RECORDED INFORMATION —
--- BEGIN ---
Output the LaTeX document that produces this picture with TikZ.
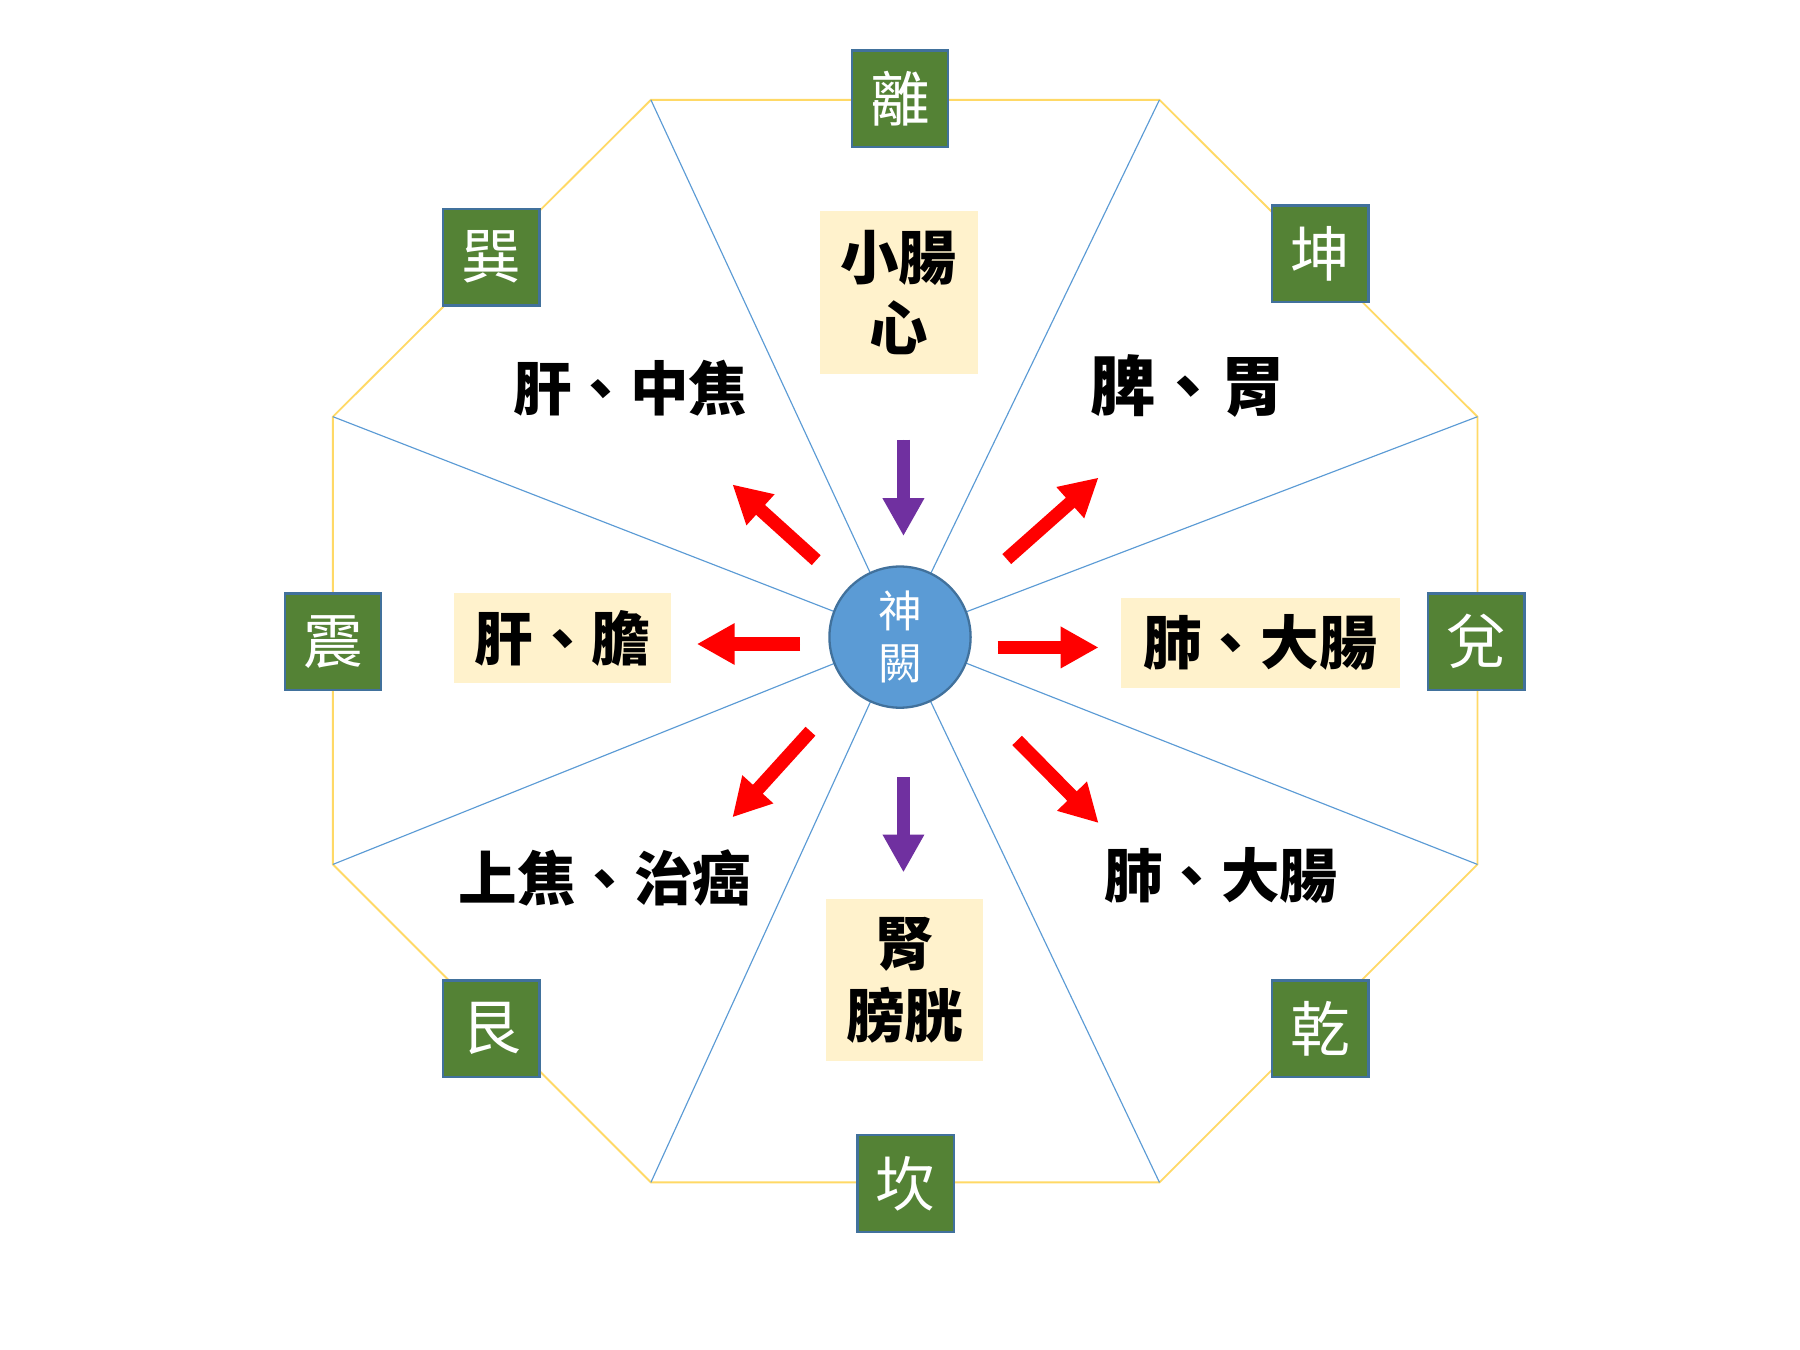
--- END ---
--- BEGIN ---
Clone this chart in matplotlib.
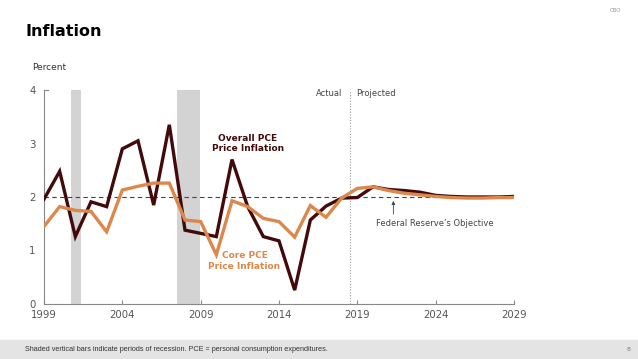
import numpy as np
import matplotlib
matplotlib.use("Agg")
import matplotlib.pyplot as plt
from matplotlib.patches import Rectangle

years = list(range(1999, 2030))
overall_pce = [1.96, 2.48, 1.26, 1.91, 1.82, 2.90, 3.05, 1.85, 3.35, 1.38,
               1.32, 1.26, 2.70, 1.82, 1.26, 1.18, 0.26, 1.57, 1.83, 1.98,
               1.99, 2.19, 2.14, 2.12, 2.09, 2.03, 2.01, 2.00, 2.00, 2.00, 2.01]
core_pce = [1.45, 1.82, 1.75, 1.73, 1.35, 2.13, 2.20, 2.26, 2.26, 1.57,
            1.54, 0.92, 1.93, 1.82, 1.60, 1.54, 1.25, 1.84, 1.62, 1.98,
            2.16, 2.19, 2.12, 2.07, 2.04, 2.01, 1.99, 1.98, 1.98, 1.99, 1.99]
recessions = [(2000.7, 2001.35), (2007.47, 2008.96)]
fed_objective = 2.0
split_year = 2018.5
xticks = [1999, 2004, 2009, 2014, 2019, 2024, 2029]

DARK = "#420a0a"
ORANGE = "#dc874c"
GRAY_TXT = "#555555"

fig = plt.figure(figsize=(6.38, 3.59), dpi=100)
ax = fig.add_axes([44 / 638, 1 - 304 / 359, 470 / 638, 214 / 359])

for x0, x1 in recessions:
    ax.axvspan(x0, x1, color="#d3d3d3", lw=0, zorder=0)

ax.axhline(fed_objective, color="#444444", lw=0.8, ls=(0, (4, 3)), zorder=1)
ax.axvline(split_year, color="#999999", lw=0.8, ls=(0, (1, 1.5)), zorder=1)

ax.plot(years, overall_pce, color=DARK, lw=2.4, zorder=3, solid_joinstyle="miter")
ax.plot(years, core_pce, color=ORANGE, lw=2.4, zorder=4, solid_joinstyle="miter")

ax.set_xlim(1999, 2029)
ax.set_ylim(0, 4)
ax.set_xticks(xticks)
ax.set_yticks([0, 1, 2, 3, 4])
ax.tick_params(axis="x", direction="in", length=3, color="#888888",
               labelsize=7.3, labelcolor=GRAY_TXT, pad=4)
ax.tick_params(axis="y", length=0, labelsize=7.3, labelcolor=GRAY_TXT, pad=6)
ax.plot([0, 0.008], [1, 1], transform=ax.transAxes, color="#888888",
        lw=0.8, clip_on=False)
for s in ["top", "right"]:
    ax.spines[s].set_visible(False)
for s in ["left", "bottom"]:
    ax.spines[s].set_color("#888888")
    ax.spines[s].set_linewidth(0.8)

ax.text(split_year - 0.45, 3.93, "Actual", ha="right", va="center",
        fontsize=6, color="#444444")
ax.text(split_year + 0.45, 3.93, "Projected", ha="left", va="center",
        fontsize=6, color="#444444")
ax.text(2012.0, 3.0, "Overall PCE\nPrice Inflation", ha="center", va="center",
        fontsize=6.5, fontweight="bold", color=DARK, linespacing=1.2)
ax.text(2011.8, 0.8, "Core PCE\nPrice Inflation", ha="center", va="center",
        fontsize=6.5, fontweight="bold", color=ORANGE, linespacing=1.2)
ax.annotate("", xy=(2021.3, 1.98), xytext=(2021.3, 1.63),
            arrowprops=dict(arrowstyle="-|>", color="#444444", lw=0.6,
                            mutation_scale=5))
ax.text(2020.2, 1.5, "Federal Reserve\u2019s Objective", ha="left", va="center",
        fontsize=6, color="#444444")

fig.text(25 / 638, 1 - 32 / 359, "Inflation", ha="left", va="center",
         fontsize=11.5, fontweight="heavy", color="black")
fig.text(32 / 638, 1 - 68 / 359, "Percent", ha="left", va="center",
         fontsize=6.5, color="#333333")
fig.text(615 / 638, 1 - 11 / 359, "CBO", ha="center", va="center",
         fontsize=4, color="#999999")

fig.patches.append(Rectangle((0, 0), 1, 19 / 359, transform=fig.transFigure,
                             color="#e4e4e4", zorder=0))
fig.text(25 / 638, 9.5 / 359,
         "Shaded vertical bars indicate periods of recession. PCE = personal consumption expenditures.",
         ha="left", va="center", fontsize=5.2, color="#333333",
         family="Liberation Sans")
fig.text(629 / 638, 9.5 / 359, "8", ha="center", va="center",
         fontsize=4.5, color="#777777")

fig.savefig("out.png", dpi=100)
--- END ---
--- BEGIN ---
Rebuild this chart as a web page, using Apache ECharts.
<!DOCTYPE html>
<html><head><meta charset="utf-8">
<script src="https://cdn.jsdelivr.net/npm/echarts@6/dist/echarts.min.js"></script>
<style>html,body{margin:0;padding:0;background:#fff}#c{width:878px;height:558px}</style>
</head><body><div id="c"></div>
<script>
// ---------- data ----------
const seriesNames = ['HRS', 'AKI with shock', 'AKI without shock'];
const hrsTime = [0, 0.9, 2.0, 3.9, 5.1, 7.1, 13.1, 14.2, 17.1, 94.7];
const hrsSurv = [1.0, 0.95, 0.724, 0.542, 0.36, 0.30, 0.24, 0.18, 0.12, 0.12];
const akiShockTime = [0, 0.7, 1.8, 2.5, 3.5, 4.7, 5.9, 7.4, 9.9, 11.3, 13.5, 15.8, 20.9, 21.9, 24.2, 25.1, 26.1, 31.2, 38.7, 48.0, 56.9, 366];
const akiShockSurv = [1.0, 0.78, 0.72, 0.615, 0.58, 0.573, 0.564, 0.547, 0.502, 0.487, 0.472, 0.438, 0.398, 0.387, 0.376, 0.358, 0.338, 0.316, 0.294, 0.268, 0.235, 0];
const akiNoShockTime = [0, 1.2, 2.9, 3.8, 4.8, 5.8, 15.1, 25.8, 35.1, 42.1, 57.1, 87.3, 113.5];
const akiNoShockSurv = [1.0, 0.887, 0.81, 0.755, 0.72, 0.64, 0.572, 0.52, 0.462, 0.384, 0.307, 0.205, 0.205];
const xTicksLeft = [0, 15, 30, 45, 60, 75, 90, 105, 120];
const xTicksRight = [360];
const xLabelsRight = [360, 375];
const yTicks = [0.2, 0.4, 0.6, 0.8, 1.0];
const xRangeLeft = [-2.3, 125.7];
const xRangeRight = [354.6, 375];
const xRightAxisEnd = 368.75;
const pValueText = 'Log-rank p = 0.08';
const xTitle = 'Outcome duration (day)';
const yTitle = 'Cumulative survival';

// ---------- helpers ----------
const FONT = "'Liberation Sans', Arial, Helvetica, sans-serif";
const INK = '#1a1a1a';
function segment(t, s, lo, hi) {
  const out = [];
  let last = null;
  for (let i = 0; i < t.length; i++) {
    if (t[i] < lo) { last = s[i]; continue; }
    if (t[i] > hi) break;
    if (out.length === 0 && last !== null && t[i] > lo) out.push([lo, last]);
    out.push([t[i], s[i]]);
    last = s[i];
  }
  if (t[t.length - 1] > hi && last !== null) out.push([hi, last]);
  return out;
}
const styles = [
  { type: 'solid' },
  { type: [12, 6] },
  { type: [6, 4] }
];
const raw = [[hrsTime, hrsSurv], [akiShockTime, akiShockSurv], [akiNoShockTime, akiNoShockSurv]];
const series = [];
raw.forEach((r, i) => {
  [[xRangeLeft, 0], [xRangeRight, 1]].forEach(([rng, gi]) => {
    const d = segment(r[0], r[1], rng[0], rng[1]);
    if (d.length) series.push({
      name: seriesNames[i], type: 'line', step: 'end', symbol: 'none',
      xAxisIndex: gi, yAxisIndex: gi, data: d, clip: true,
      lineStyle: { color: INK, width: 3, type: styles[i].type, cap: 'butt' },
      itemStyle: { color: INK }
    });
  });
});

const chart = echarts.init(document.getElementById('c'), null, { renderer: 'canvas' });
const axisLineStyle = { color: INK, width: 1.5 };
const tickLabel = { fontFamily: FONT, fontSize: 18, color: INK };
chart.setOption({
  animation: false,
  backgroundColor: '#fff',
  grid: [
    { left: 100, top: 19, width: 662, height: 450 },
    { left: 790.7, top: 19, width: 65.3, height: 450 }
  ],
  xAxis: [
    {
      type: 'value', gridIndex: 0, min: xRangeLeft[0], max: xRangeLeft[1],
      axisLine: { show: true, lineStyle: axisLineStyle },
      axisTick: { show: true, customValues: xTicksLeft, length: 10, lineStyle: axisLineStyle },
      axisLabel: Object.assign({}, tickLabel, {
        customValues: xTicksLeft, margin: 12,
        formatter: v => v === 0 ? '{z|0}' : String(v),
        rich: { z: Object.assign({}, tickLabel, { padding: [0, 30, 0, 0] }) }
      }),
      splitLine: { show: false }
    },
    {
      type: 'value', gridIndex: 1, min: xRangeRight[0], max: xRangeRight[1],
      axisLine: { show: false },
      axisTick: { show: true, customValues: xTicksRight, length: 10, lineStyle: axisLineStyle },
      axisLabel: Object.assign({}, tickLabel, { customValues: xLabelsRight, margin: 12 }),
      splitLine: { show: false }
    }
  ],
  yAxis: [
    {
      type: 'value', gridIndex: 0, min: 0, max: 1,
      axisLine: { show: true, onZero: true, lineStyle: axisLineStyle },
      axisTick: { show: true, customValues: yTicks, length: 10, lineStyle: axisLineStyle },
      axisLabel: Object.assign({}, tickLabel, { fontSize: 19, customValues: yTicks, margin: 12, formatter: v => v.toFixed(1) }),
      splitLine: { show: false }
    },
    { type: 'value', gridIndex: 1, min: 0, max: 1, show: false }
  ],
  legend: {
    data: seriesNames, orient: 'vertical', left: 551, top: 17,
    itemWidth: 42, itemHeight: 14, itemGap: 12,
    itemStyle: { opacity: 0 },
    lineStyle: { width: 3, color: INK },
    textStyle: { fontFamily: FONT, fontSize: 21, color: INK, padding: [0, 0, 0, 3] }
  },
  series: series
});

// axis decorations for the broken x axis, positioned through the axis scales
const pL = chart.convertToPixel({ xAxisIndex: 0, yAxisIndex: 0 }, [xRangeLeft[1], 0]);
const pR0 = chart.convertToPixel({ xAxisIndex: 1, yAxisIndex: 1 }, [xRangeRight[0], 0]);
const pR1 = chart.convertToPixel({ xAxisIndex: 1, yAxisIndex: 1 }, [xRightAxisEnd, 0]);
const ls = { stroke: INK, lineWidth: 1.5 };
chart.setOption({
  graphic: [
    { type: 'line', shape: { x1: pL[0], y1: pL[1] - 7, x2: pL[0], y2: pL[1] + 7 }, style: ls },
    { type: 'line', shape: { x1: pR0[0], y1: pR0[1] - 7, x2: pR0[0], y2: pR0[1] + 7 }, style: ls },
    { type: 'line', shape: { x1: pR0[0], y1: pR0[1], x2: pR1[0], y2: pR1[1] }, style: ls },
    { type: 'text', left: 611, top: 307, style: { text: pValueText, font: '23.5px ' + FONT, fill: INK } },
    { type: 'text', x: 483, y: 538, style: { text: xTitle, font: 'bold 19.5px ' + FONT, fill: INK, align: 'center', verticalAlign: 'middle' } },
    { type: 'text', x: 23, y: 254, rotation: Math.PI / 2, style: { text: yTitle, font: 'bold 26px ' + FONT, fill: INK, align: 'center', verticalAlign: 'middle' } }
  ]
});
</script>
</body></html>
--- END ---
BRIEF — Copy the listing above exactly, but only from the line with "Clone this chart in matplotlib." through the line with "from matplotlib.patches import Rectangle", including those two lines and excluding any picture.

ANSWER TO THIS PROBLEM —
Clone this chart in matplotlib.
import numpy as np
import matplotlib
matplotlib.use("Agg")
import matplotlib.pyplot as plt
from matplotlib.patches import Rectangle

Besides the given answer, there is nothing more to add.